It can be notoriously difficult to get a church conversion right.
Making a workable residence from a space designed for a very different purpose can throw up all sorts of logistical problems as to how the large central space is divided up.
It is not uncommon to have two storey windows bisected horizontally by the upper floor while the needs of introducing plumbing can define a curious room layout.
However, when it is done well, as is the case with Talla Shee, Enochdhu, near Pitlochery, the resulting house feels as if it might have been designed to be lived in, albeit with a pleasing ecclesiastical feel.
Tall Shee was built as a chapel of ease in 1846 of granite and whinstone. It was last used in the early 1980s and unusually - but perhaps fortunately for its future incarnation as a home - it is not surrounded by a graveyard.
Ewen and Margaret MacPherson bought the house 26 years ago from the person who carried out the work. The couple were moving back to Scotland after three decades in London and saw it before it was quite finished.
Ewen says “The conversion was carried out by a son in law of a local and was nearly complete when we came to have a look. We had never lived in anything like this before, but were struck by how much thought had gone into designing it.”
He points to features such as the raised sitting room, which gives a view out of the stunning central window. “In its days as a church, the window would have been too high up for the congregation to see much - probably to keep their concentration on the minister instead of daydreaming. But raising the floor at one side of the sitting room means we can enjoy the views while sitting down.

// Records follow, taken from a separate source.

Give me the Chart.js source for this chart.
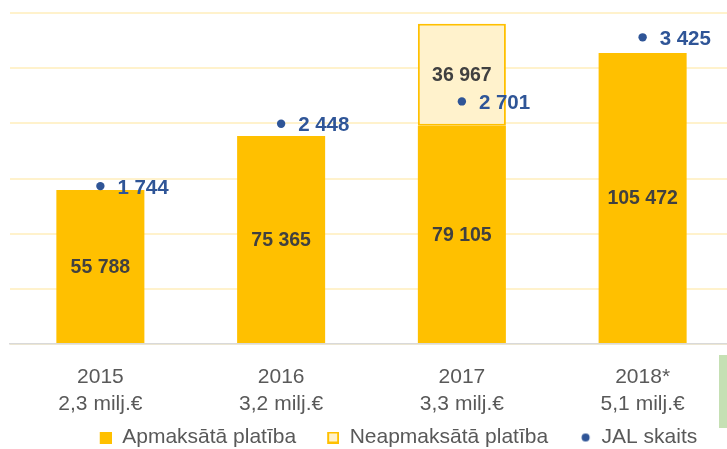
<!DOCTYPE html>
<html>
<head>
<meta charset="utf-8">
<script src="https://cdn.jsdelivr.net/npm/chart.js@4.4.1/dist/chart.umd.min.js"></script>
<style>
  html, body { margin: 0; padding: 0; background: #fff; }
  #wrap { position: relative; width: 727px; height: 449px; overflow: hidden; }
  #chart { position: absolute; left: 0; top: 0; }
  #side-box { position: absolute; left: 719px; top: 355px; width: 8px; height: 73px; background: #c5e0b4; }
</style>
</head>
<body>
<div id="wrap">
  <canvas id="chart" width="774" height="458"></canvas>
  <div id="side-box"></div>
</div>
<script>
const years = ["2015", "2016", "2017", "2018*"];
const budgets = ["2,3 milj.€", "3,2 milj.€", "3,3 milj.€", "5,1 milj.€"];
const paidArea = [55788, 75365, 79105, 105472];
const unpaidArea = [null, null, 36967, null];
const jalCount = [1744, 2448, 2701, 3425];
const areaMax = 120000;
const areaStep = 20000;

const textGrey = "#595959";
const blue = "#2f5597";
const gold = "#ffc000";
const paleGold = "#fff2cc";

Chart.defaults.font.family = "'Liberation Sans', Arial, sans-serif";

function formatNumber(value) {
  return String(value).replace(/\B(?=(\d{3})+(?!\d))/g, " ");
}

// legend markers sit at the right end of a wider box, so the gap before them
// stays wide while the legend padding stays small
function legendMarker(draw) {
  const c = document.createElement("canvas");
  c.width = 35;
  c.height = 12;
  draw(c.getContext("2d"));
  return c;
}

const markers = [
  legendMarker((ctx) => {
    ctx.fillStyle = gold;
    ctx.fillRect(23, 0, 12, 12);
  }),
  legendMarker((ctx) => {
    ctx.fillStyle = paleGold;
    ctx.fillRect(23, 0, 12, 12);
    ctx.strokeStyle = gold;
    ctx.lineWidth = 2;
    ctx.strokeRect(24, 1, 10, 10);
  }),
  legendMarker((ctx) => {
    ctx.fillStyle = blue;
    ctx.beginPath();
    ctx.arc(29.5, 6, 4, 0, Math.PI * 2);
    ctx.fill();
  })
];

const valueLabels = {
  id: "valueLabels",
  afterDatasetsDraw(chart) {
    const ctx = chart.ctx;
    ctx.save();
    ctx.textBaseline = "middle";
    chart.data.datasets.forEach((dataset, i) => {
      const meta = chart.getDatasetMeta(i);
      meta.data.forEach((el, j) => {
        const value = dataset.data[j];
        if (value == null) {
          return;
        }
        if (meta.type === "bar") {
          const { x, y, base } = el.getProps(["x", "y", "base"], true);
          ctx.font = "bold 19.5px 'Liberation Sans', Arial, sans-serif";
          ctx.fillStyle = "#404040";
          ctx.textAlign = "center";
          ctx.fillText(formatNumber(value), x, (y + base) / 2 + 1);
        } else {
          const { x, y } = el.getProps(["x", "y"], true);
          ctx.font = "bold 20.5px 'Liberation Sans', Arial, sans-serif";
          ctx.fillStyle = blue;
          ctx.textAlign = "left";
          ctx.fillText(formatNumber(value), x + 17, y + 2);
        }
      });
    });
    ctx.restore();
  }
};

const ctx = document.getElementById("chart").getContext("2d");

new Chart(ctx, {
  type: "bar",
  data: {
    labels: years.map((year, i) => [year, budgets[i]]),
    datasets: [
      {
        label: "Apmaksātā platība",
        data: paidArea,
        backgroundColor: gold,
        borderWidth: 0,
        order: 1,
        yAxisID: "y"
      },
      {
        label: "Neapmaksātā platība",
        data: unpaidArea,
        backgroundColor: paleGold,
        borderColor: gold,
        borderWidth: 2,
        borderSkipped: false,
        order: 1,
        yAxisID: "y"
      },
      {
        type: "line",
        label: "JAL skaits",
        data: jalCount,
        showLine: false,
        pointRadius: 4.2,
        pointHoverRadius: 4.2,
        pointBackgroundColor: blue,
        pointBorderWidth: 0,
        order: 0,
        yAxisID: "y2"
      }
    ]
  },
  options: {
    responsive: false,
    animation: false,
    devicePixelRatio: 1,
    layout: {
      padding: { top: 13, left: 0, right: 0, bottom: 0 }
    },
    datasets: {
      bar: {
        categoryPercentage: 1,
        barPercentage: 0.487
      }
    },
    plugins: {
      tooltip: { enabled: false },
      legend: {
        position: "bottom",
        labels: {
          color: textGrey,
          font: { size: 21 },
          padding: 8,
          boxHeight: 12,
          usePointStyle: true,
          pointStyleWidth: 35,
          generateLabels(chart) {
            return chart.data.datasets.map((dataset, i) => ({
              text: dataset.label,
              datasetIndex: i,
              pointStyle: markers[i],
              fontColor: textGrey,
              hidden: false
            }));
          }
        }
      }
    },
    scales: {
      x: {
        stacked: true,
        grid: { display: false, drawTicks: false },
        border: { display: true, color: "#d9d9d9", width: 1.5 },
        ticks: {
          color: textGrey,
          font: { size: 21, lineHeight: 1.25 },
          padding: 20.5,
          maxRotation: 0,
          autoSkip: false
        },
        afterFit(scale) {
          scale.height = 75;
        }
      },
      y: {
        stacked: true,
        position: "left",
        min: 0,
        max: areaMax,
        ticks: { display: false, stepSize: areaStep },
        grid: { color: "#fff2cc", lineWidth: 2, drawTicks: false },
        border: { display: false },
        afterFit(scale) {
          scale.width = 10;
        }
      },
      y2: {
        position: "right",
        min: -40,
        max: 3700,
        ticks: { display: false },
        grid: { display: false, drawTicks: false },
        border: { display: false },
        afterFit(scale) {
          scale.width = 41;
        }
      }
    }
  },
  plugins: [valueLabels]
});
</script>
</body>
</html>
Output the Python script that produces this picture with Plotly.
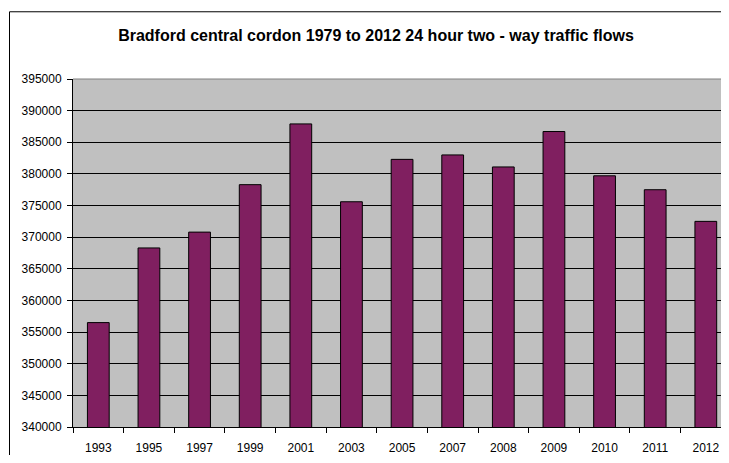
"""Bradford central cordon traffic flows bar chart"""
import plotly.graph_objects as go

YEARS = ['1993', '1995', '1997', '1999', '2001', '2003', '2005',
         '2007', '2008', '2009', '2010', '2011', '2012']
FLOWS = [356500, 368300, 370800, 378300, 387900, 375600, 382300,
         383000, 381100, 386700, 379700, 377500, 372500]

BAR_COLOR = '#801F60'
FONT = 'Arial, Liberation Sans, sans-serif'

# page has an 8px body margin, so the figure is 16px smaller than the window
W, H = 713, 447
L, T, B = 65, 71, 24
PW, PH = W - L, H - T - B

fig = go.Figure()
fig.add_trace(go.Bar(x=YEARS, y=FLOWS, marker=dict(color=BAR_COLOR,
                                                   line=dict(color='black', width=1))))

fig.update_layout(
    width=W, height=H,
    margin=dict(l=L, r=0, t=T, b=B),
    paper_bgcolor='white',
    plot_bgcolor='#C0C0C0',
    bargap=0.57,
    showlegend=False,
    font=dict(family=FONT, size=12, color='black'),
    title=dict(text='<b>Bradford central cordon 1979 to 2012 24 hour two - way traffic flows</b>',
               font=dict(family=FONT, size=16, color='black'),
               x=(368 - L) / PW, xref='paper', xanchor='center',
               y=1 - 27 / H, yref='container', yanchor='middle'),
)

# last category runs a little past the right edge of the picture
fig.update_xaxes(type='category', range=[-0.5, 12.3], showline=True,
                 linecolor='black', linewidth=1,
                 ticks='outside', tickson='boundaries', ticklen=5, tickcolor='black',
                 ticklabelstandoff=10, showgrid=False)
fig.update_yaxes(range=[340000, 395000], dtick=5000, tickformat='d',
                 showline=True, linecolor='black', linewidth=1,
                 ticks='outside', ticklen=5, tickcolor='black', ticklabelstandoff=3,
                 gridcolor='black', gridwidth=1, zeroline=False)

# chart frame: only left and top edges are inside the picture
x0 = (1.5 - L) / PW
y1 = (PH + T - 3) / PH
fig.add_shape(type='path', xref='paper', yref='paper',
              path=f'M {x0},-0.3 L {x0},{y1} L 1.3,{y1}',
              line=dict(color='black', width=1), layer='below')
# grey plot-area edge at top
fig.add_shape(type='line', xref='paper', yref='paper', x0=0, x1=1, y0=1, y1=1,
              line=dict(color='#808080', width=1))

fig.write_html("out.html")
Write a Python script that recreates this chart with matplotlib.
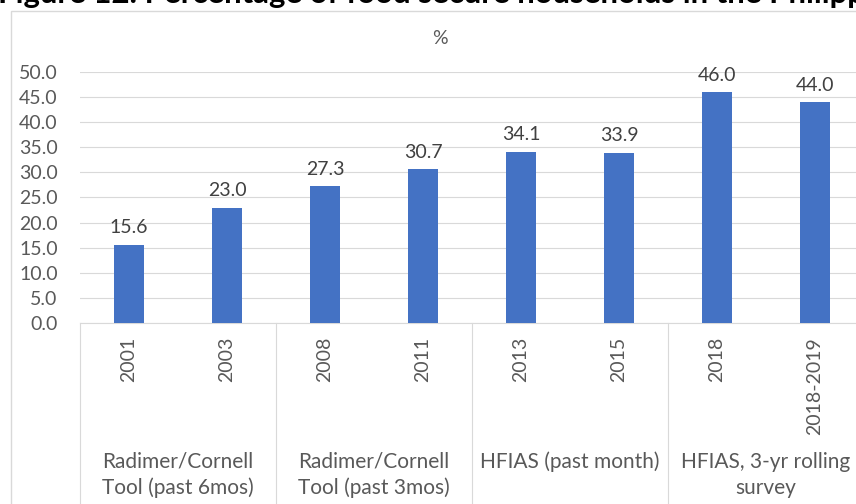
import matplotlib
matplotlib.use("Agg")
import matplotlib.pyplot as plt
from matplotlib.patches import Rectangle
from matplotlib.transforms import blended_transform_factory

years = ["2001", "2003", "2008", "2011", "2013", "2015", "2018", "2018-2019"]
values = [15.6, 23.0, 27.3, 30.7, 34.1, 33.9, 46.0, 44.0]
groups = [["Radimer/Cornell", "Tool (past 6mos)"],
          ["Radimer/Cornell", "Tool (past 3mos)"],
          ["HFIAS (past month)", ""],
          ["HFIAS, 3-yr rolling", "survey"]]
yticks = [0, 5, 10, 15, 20, 25, 30, 35, 40, 45, 50]

plt.rcParams['font.family'] = ['Lato', 'DejaVu Sans']
W, H = 856, 504
fig = plt.figure(figsize=(W / 100, H / 100), dpi=100)

# chart border (runs past the right/bottom edge)
fig.patches.append(Rectangle((11 / W, -0.2), 2, 1.2 - 10.7 / H,
                             transform=fig.transFigure, fill=False,
                             edgecolor="#D9D9D9", lw=1))

ax = fig.add_axes([80 / W, (H - 323) / H, 784 / W, 251 / H])
x = list(range(len(years)))
bars = ax.bar(x, values, width=0.306, color="#4472C4", zorder=3)
ax.bar_label(bars, labels=[f"{v:.1f}" for v in values], padding=6,
             fontsize=14, color="#404040")

ax.set_xlim(-0.5, len(years) - 0.5)
ax.set_ylim(0, 50)
ax.set_yticks(yticks)
ax.set_yticklabels([f"{v:.1f}" for v in yticks], fontsize=14, color="#595959")
ax.set_xticks(x)
ax.set_xticklabels(years, rotation=90, fontsize=14, color="#595959")
ax.tick_params(axis="y", length=0, pad=16)
ax.tick_params(axis="x", length=0, pad=10)
ax.grid(axis="y", color="#D9D9D9", lw=0.8, zorder=0)
for s in ["top", "right", "left"]:
    ax.spines[s].set_visible(False)
ax.spines["bottom"].set_color("#D9D9D9")
ax.spines["bottom"].set_linewidth(0.8)

# two-level category axis
tr = blended_transform_factory(ax.transData, fig.transFigure)
for b in [-0.5, 1.5, 3.5, 5.5, 7.5]:
    ax.plot([b, b], [0, (H - 323) / H], transform=tr, color="#D9D9D9",
            lw=0.8, clip_on=False)
for i, (l1, l2) in enumerate(groups):
    cx = 2 * i + 0.5
    ax.text(cx, 1 - 468 / H, l1, transform=tr, ha="center", va="baseline",
            fontsize=15, color="#595959")
    ax.text(cx, 1 - 493.5 / H, l2, transform=tr, ha="center", va="baseline",
            fontsize=15, color="#595959")

fig.text(440 / W, 1 - 38 / H, "%", ha="center", va="center", fontsize=14,
         color="#595959")
fig.text(-0.002, 1 - 3 / H,
         "Figure 12. Percentage of food secure households in the Philippines",
         ha="left", va="baseline", fontsize=22.4, fontweight="bold", color="black")

fig.savefig("out.png", dpi=100)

At the other side of the room is the original wooden floor which has been left as it was, which is a lovely feature.”
That huge window, which could have so easily proved a design problem, has instead become the central focus of the house, used to light the whole of open plan part of the lower floor.
The upper floor too has been left as open as possible with the staircase ascending in front of the window up to a broad landing leading to the bedrooms.
The result is a light filled house throughout.
Although the principal design features were already in place when the MacPhersons took over here, they have changed and improved the accommodation in their years too.
Ewen says “There was a green wooden extension to one side, it had been built in the 1950s to house the Sunday School and in the original conversion it was a utility room and boiler house.”
The couple replaced it in 2011 with their own beautiful wood clad extension which now houses a family room/dining room and an extra shower room off the utility.
The adjacent kitchen is housed in what was the vestry, with a cream Aga at its heart.
Upstairs the couple made more changes, to suit their purpose of running it as a bed and breakfast which they did for some years.
Ewen says “Of the three bedrooms upstairs, one was en suite but the other two shared a large bathroom between them. It was an easy enough job to split it and create another two en suites so all three bedrooms have a private bath or shower room.”
It has been many years since the couple took in paying guests, but Ewen says that should the next owner wish to, the layout is very suitable, particularly since they enlarged the extension. “There is a downstairs bedroom, and the kitchen wing is self contained so it would be very easy to let three or four bedrooms and live in private quarters.”
Outside, the one acre garden when they took over was largely a building site, so the displays of flowers and the rolling lawn surrounded by shrubs today has been the product of hard work. The bank of daffodils is particularly lovely in the spring. The outlook is over farmland and Strathardle, they are surrounded by the birch woods of Straloch Estate at the back and the area is very quiet, in fact Talla Shee means “tranquil hall”.
The village of Kirkmichael is a handy three miles away however with an award winning community shop and cafe, restaurants, a primary school and the local church; Pitlochery is about nine miles away.
The house is held in great affection locally, with many people having been married here in its former incarnation.
Having lived in such an interesting and striking property Margaret and Ewen know that they will have a hard task to match Talla Shee now the time has come to downsize.
Ewen says “We’ve been here 26 years and loved it. It will be a huge wrench to leave.”